The soloists captivated the crowd, including senior Krystal Livermore. “Most of their songs were really good,” she said, though she lamented one song where it was hard to hear the soloist.
LCP mixed some of their roles up, which threw Livermore off. “They mixed up the people who do their original skits. For example, in Sniper, Jonas [Maines] wasn’t the main guy like he usually is,” Livermore said.
“Pirates Bust a Clef” ended with Clefnotes singing Boondocks by Little Big Town and LCP and BAM joining them up on stage.

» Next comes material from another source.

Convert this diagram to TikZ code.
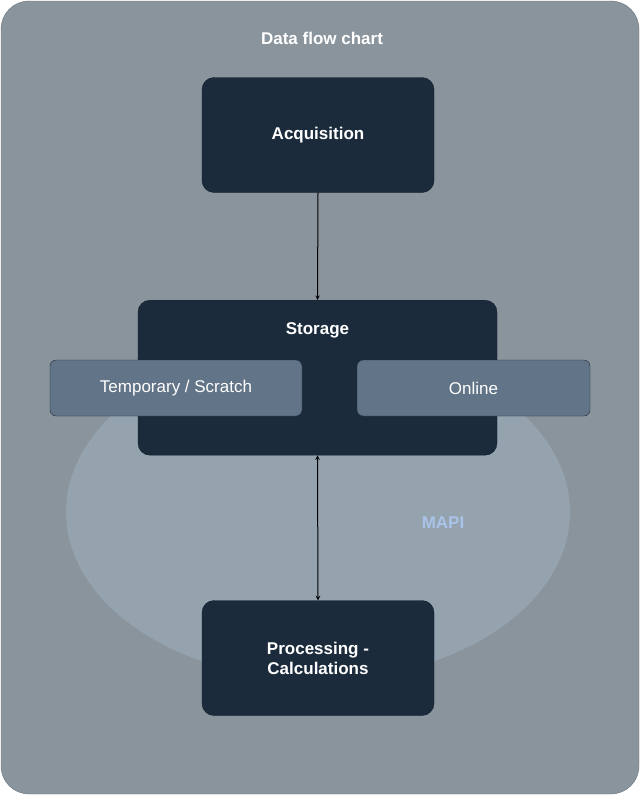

Everyone was dancing and singing along; it was noticeable that both the audience and the performers had enjoyed their night.
Jonas Maines, a junior LCP member, believed the collaboration was a worthwhile experience. “It was a good experience to get three types of different artistic performances together,” he said. “It is to everyone’s benefit when three different styles come together to see what we all do.”
Livermore loved going to the event because she hasn’t been able to go to a Clefnotes showcase. “I loved the three in one because sometimes it’s hard to attend all of these events when we are so busy,” she said. “It was really great to get to see all three groups perform.”